I was thinking about putting the PSU on the bottom... but I wouldn't bother refitting the back plate... I would just add a compartment to the bottom... That would also give more room for a better HDD rack and further clean up the insides. I have been tossing lots of ideas thru this thick skull of mine, nothing is set in stone until I start cutting... Then it still isn't set in stone! Any more ideas, please feel free to criticize!!!!

On second thought... I could do that. It would require more cutting and welding though... 

On third thought, I just remembered why I nixed that as an idea... The case is too narrow(front to back and side to side). I will have to save that for my next project.



Ssrogg said:


> Not a bad first try! You can also add dimensions to your projects, FYI. Very helpful.
> 
> Metal burning > all
> 
> ...


----------



## Acuta73 (Mar 17, 2008)

You could actually just invert the whole damned case, remove the 5.25" bays, cut and remount them on the "bottom" of the case. Only thing you'd have to do beyond cutting the bay hole would be swap the top and bottom plates, which should be relatively easy. Seen that done on a bunch of cases and the re-engineering is very minimal.

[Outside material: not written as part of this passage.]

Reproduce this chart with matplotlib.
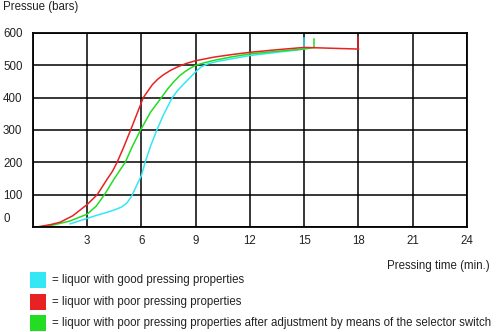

Add to that your minor top extension and the rest should be pie (the cake is a lie, of course).


----------



## GZ (Jan 31, 2010)

A little off subject here... but I am surprised no one commented on the baby doll hanging from the support beam by a nail in it's head... lol.


----------



## WereBo (Apr 5, 2008)

I can see the doll, but the nail isn't too clear :grin:


----------



## hrlow2 (Oct 14, 2008)

I figured it was baby Spiderman practicing.


----------



## GZ (Jan 31, 2010)

I am sorry to report, but Project Carbon Fiber is permanantly offline now.

I was looking forward to completing this one at first, but decided the case in question would be better used for donor parts for other projects that are in the works or started.

-GZ


----------